I may be missing something. And I wonder if anyone can point out any drawbacks to this practice, which sort of mixes organic and industrial horticulture?


----------



## Forerunner (Mar 23, 2007)

I've been harassed a good bit by some for mixing the old with the new, so to speak, but still have no qualms mixing rustic with modern, or high tech with low tech, to facilitate positive results. That said, having such access to fresh lawn clippings, you certainly shouldn't be experiencing any nitrogen deficiencies in your compost. You mention an ammonia odor coming off the piles, at times. That and most of your potential nitrogen and other losses could be eliminated with an addition of six inches of sawdust to create a sponge/buffer shell to retain and protect the more valuable nutrients inside. Straw or leaves or any dried organic matter would serve the purpose, but, the finer it is chopped, the better.


----------



## Paquebot (May 10, 2002)

The smell that you're getting is most likely more methane and natural odors than nitrogen. Some nitrogen must be lost in decomposition as that's the nature of the process so there should be some ammonia smell when it is active. Using the green material that was mentioned, there'd be Little or no need for urea during the time when they are available. But for fall and winter, urea would be a great accelerator to get an otherwise out-of-balance C:N ratio mix working under cooler ambient conditions.

Martin


----------



## Joel_BC (Nov 10, 2009)

Paquebot said:


> The smell that you're getting is most likely more methane and natural odors than nitrogen. Some nitrogen must be lost in decomposition as that's the nature of the process so there should be some ammonia smell when it is active. Using the green material that was mentioned, there'd be Little or no need for urea during the time when they are available. But for fall and winter, urea would be a great accelerator to get an otherwise out-of-balance C:N ratio mix working under cooler ambient conditions.
> 
> Martin


Thanks. But I believe I must have been a bit unclear and what I wrote. I'm not using the urea in the compost... not using it to adjust the C:N ratio, to accelerate.

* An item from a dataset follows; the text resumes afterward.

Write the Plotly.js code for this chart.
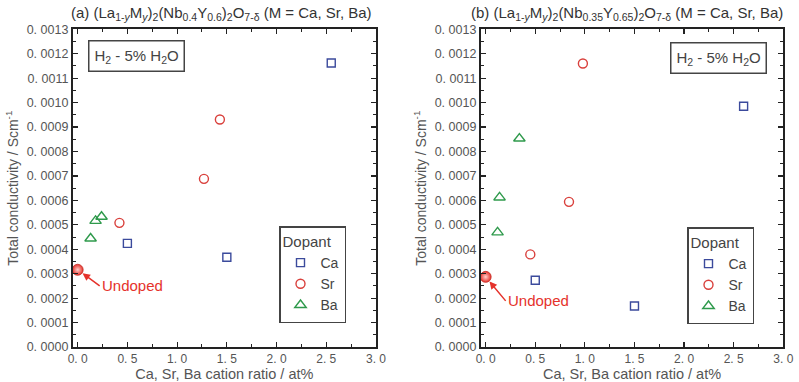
<!DOCTYPE html>
<html>
<head>
<meta charset="utf-8">
<script src="https://cdn.plot.ly/plotly-3.0.1.min.js"></script>
<style>html,body{margin:0;padding:0;background:#fff;}#chart{width:799px;height:382px;}</style>
</head>
<body>
<div id="chart"></div>
<script>
// ---- Data: panel (a) ----
var aCaX = [0.50, 1.50, 2.55];
var aCaY = [0.000424, 0.000367, 0.001162];
var aSrX = [0.42, 1.27, 1.43];
var aSrY = [0.000508, 0.000688, 0.000931];
var aBaX = [0.13, 0.18, 0.24];
var aBaY = [0.000444, 0.000516, 0.000533];
var aUndX = [0.0];
var aUndY = [0.000316];
// ---- Data: panel (b) ----
var bCaX = [0.50, 1.50, 2.60];
var bCaY = [0.000273, 0.000168, 0.000985];
var bSrX = [0.45, 0.84, 0.98];
var bSrY = [0.000379, 0.000594, 0.001160];
var bBaX = [0.12, 0.14, 0.34];
var bBaY = [0.000469, 0.000612, 0.000853];
var bUndX = [0.0];
var bUndY = [0.000287];
// ---- Tick labels ----
var yTickVals = [0,0.0001,0.0002,0.0003,0.0004,0.0005,0.0006,0.0007,0.0008,0.0009,0.0010,0.0011,0.0012,0.0013];
var yTickText = ["0. 0000","0. 0001","0. 0002","0. 0003","0. 0004","0. 0005","0. 0006","0. 0007","0. 0008","0. 0009","0. 0010","0. 0011","0. 0012","0. 0013"];
var xTickVals = [0,0.5,1.0,1.5,2.0,2.5,3.0];
var xTickText = ["0. 0","0. 5","1. 0","1. 5","2. 0","2. 5","3. 0"];
var dopants = ["Ca","Sr","Ba"];
var titleA = "(a) (La<sub>1-<i>y</i></sub>M<sub><i>y</i></sub>)<sub>2</sub>(Nb<sub>0.4</sub>Y<sub>0.6</sub>)<sub>2</sub>O<sub>7-δ</sub> (M = Ca, Sr, Ba)";
var titleB = "(b) (La<sub>1-<i>y</i></sub>M<sub><i>y</i></sub>)<sub>2</sub>(Nb<sub>0.35</sub>Y<sub>0.65</sub>)<sub>2</sub>O<sub>7-δ</sub> (M = Ca, Sr, Ba)";
var atmText = "H<sub>2</sub> - 5% H<sub>2</sub>O";
var xTitle = "Ca, Sr, Ba cation ratio / at%";
var yTitle = "Total conductivity / Scm<sup>-1</sup>";
var undopedLabel = "Undoped";

var cCa = "#3b4a9c", cSr = "#d9403c", cBa = "#2f9a4c", cUnd = "#e5322b";
var FONT = "Liberation Sans, Arial, sans-serif";

function sym(name, x, y, xa, ya, leg, symbol, color, size) {
  return {x: x, y: y, xaxis: xa, yaxis: ya, legend: leg, name: name, type: 'scatter', mode: 'markers',
    marker: {symbol: symbol, size: size, color: color, line: {color: color, width: 1.4}}};
}
function und(x, y, xa, ya) {
  return {x: x, y: y, xaxis: xa, yaxis: ya, type: 'scatter', mode: 'markers', showlegend: false,
    marker: {symbol: 'circle', size: 11, color: cUnd, line: {color: '#c42a22', width: 0.8},
      gradient: {type: 'radial', color: '#ffd0cc'}}};
}

var traces = [
  sym(dopants[0], aCaX, aCaY, 'x', 'y', 'legend', 'square-open', cCa, 8),
  sym(dopants[1], aSrX, aSrY, 'x', 'y', 'legend', 'circle-open', cSr, 9),
  sym(dopants[2], aBaX, aBaY, 'x', 'y', 'legend', 'triangle-up-open', cBa, 10),
  und(aUndX, aUndY, 'x', 'y'),
  sym(dopants[0], bCaX, bCaY, 'x2', 'y2', 'legend2', 'square-open', cCa, 8),
  sym(dopants[1], bSrX, bSrY, 'x2', 'y2', 'legend2', 'circle-open', cSr, 9),
  sym(dopants[2], bBaX, bBaY, 'x2', 'y2', 'legend2', 'triangle-up-open', cBa, 10),
  und(bUndX, bUndY, 'x2', 'y2')
];

var yDom = [0.0916, 0.9233];
function xAxis(dom, anchor) {
  return {domain: dom, anchor: anchor, range: [-0.05, 3.0], tickmode: 'array', tickvals: xTickVals, ticktext: xTickText,
    ticks: 'inside', ticklen: 5, tickwidth: 1.2, tickcolor: '#222', showline: true, linecolor: '#222', linewidth: 1.8,
    mirror: 'ticks', showgrid: false, zeroline: false, tickfont: {family: FONT, size: 12, color: '#555'},
    minor: {tickmode: 'linear', tick0: 0, dtick: 0.25, ticks: 'inside', ticklen: 3, tickcolor: '#222', tickwidth: 1},
    title: {text: xTitle, font: {family: FONT, size: 14.5, color: '#555'}, standoff: 4}};
}
function yAxis(anchor) {
  return {domain: yDom, anchor: anchor, range: [0, 0.0013], tickmode: 'array', tickvals: yTickVals, ticktext: yTickText,
    ticks: 'inside', ticklen: 5, tickwidth: 1.2, tickcolor: '#222', showline: true, linecolor: '#222', linewidth: 1.8,
    mirror: 'ticks', showgrid: false, zeroline: false, tickfont: {family: FONT, size: 12.5, color: '#555'},
    minor: {tickmode: 'linear', tick0: 0, dtick: 0.00005, ticks: 'inside', ticklen: 3, tickcolor: '#222', tickwidth: 1},
    title: {text: yTitle, font: {family: FONT, size: 14, color: '#555'}, standoff: 5}};
}
function legend(xpx, ypx) {
  return {x: xpx / 799, y: (382 - ypx) / 382, xanchor: 'left', yanchor: 'top', bgcolor: '#fff',
    bordercolor: '#444', borderwidth: 1.5, font: {family: FONT, size: 14, color: '#444'},
    title: {text: 'Dopant', font: {family: FONT, size: 15, color: '#444'}}, tracegroupgap: 0, itemwidth: 30};
}

var layout = {
  width: 799, height: 382, margin: {l: 0, r: 0, t: 0, b: 0}, paper_bgcolor: '#fff', plot_bgcolor: '#fff',
  showlegend: true,
  xaxis: xAxis([72.7/799, 376/799], 'y'),
  yaxis: yAxis('x'),
  xaxis2: xAxis([480.7/799, 783.3/799], 'y2'),
  yaxis2: yAxis('x2'),
  legend: legend(279, 226),
  legend2: legend(687, 227),
  annotations: [
    {text: titleA, xref: 'paper', yref: 'paper', x: 221/799, y: (382-14)/382, xanchor: 'center', yanchor: 'middle', showarrow: false, font: {family: FONT, size: 15, color: '#333'}},
    {text: titleB, xref: 'paper', yref: 'paper', x: 627/799, y: (382-14)/382, xanchor: 'center', yanchor: 'middle', showarrow: false, font: {family: FONT, size: 15, color: '#333'}},
    {text: atmText, xref: 'paper', yref: 'paper', x: 136.5/799, y: (382-56.3)/382, xanchor: 'center', yanchor: 'middle', showarrow: false, bordercolor: '#444', borderwidth: 1.5, borderpad: 5, bgcolor: '#fff', font: {family: FONT, size: 15, color: '#444'}},
    {text: atmText, xref: 'paper', yref: 'paper', x: 718.3/799, y: (382-58.2)/382, xanchor: 'center', yanchor: 'middle', showarrow: false, bordercolor: '#444', borderwidth: 1.5, borderpad: 5, bgcolor: '#fff', font: {family: FONT, size: 15, color: '#444'}},
    {text: undopedLabel, xref: 'x', yref: 'y', x: aUndX[0], y: aUndY[0], ax: 22, ay: 16, showarrow: true, arrowhead: 2, arrowsize: 1, arrowwidth: 1.5, arrowcolor: cUnd, standoff: 6, xanchor: 'left', font: {family: FONT, size: 15, color: cUnd}},
    {text: undopedLabel, xref: 'x2', yref: 'y2', x: bUndX[0], y: bUndY[0], ax: 20, ay: 24, showarrow: true, arrowhead: 2, arrowsize: 1, arrowwidth: 1.5, arrowcolor: cUnd, standoff: 6, xanchor: 'left', font: {family: FONT, size: 15, color: cUnd}}
  ]
};

Plotly.newPlot('chart', traces, layout, {staticPlot: true, displayModeBar: false});
</script>
</body>
</html>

I've been putting our compost into the soil in the veggie patch. Then, after a week or two, I water the rows in the patch using a dilute urea/water solution. And I may repeat this two or three times during the growing season (which generally is about 100-120 frost-free days, here).

Urea is said to be 46% by weight. That's strong, so when I dissolve it, I make sure it's not so strong as to burn plants.


----------



## Paquebot (May 10, 2002)

Right you are but you wouldn't have to go through the trouble of mixing and watering if the urea were an integral part of the compost. Your method is the quickest way to get the nitrogen to the roots but you're sure to lose a certain percentage. There are farmers who add urea to their manure just before spreading and plowing it under. Other than some loss into the atmosphere, applying urea as a spray is common practice as versus knifing it in. So, you're doing OK and your plants will appreciate it. It's not any worse than if you used horse manure.

Martin


----------



## Jenn (Nov 9, 2004)

And don't forget the urea available from the tip of your- erm- well it's a lot easier for you, I have to collect mine in a bucket usually inside and transport- you can add free urea on the spot if your heaps are private enough. (In case my cuteness is too vague, PEE on your compost heaps and don't bother with buying urea.)


----------



## geo in mi (Nov 14, 2008)

I think you might be okay if you are doing that because you have made soil sample analysis and aren't overdoing the N uptake in your leafy vegetables late in the year--lettuce, spinach, kale....There are some opinions that too much N in these veggies are harmful(it would take some digging to find the source of that opinion) Most commercial bag fertilizers use urea as a major nitrogen source, so you might get the devoted organic folks p***ed off at you. But, hey, it's your garden....... And your stomach......(And a bad joke if you caught it)

Seriously, if you have the luxury of creating several paddocks to rotate your garden through, you could devote each paddock to intensive soil-building--using legumes, green manures, and some fertilizers there to absorb and hold until used for the vegetables. If not, you can at least rotate nitrogen users into areas where nitrogen fixers were grown the previous year. And use understory legumes and quick compostable cover crops in otherwise idle spaces--oats, turnips, grocery store Great Northern beans, buckwheat.

My compost is pretty N hot, because I use fish heads and parts--now there's a real smell--so you might use fish emulsion if you want to stay organic. Just a thought.


----------



## Joel_BC (Nov 10, 2009)

geo in mi said:


> Seriously, if you have the luxury of creating several paddocks to rotate your garden through, you could devote each paddock to intensive soil-building--using legumes, green manures, and some fertilizers there to absorb and hold until used for the vegetables. If not, you can at least rotate nitrogen users into areas where nitrogen fixers were grown the previous year. And use understory legumes and quick compostable cover crops in otherwise idle spaces--oats, turnips, grocery store Great Northern beans, buckwheat.
> 
> My compost is pretty N hot, because I use fish heads and parts--now there's a real smell--so you might use fish emulsion if you want to stay organic. Just a thought.


I used to rotate my patches, putting in a green manure cover crop for a year on the fallowed areas. But more recently, I've been using all of my garden areas - the reason being that I established more extensive permanent plantings (berries). However, I still will often plant fall rye, and till that in the following spring. But I agree with you that legumes are the ones that fix nitro into the soil.

I have used fish emulsion, on and off, over the last 20 years. However, it has been getting more expensive. It's mainly the nitrogen boost that I need, knowing that fish contains more than just that, and since I believe my compost and straw mulches provide pretty well what I need besides the N. Sometimes I'll invest in some gypsum for calcium; I don't generally use lime because my soil pH runs 6.8 - 7.2 pretty well everywhere.


----------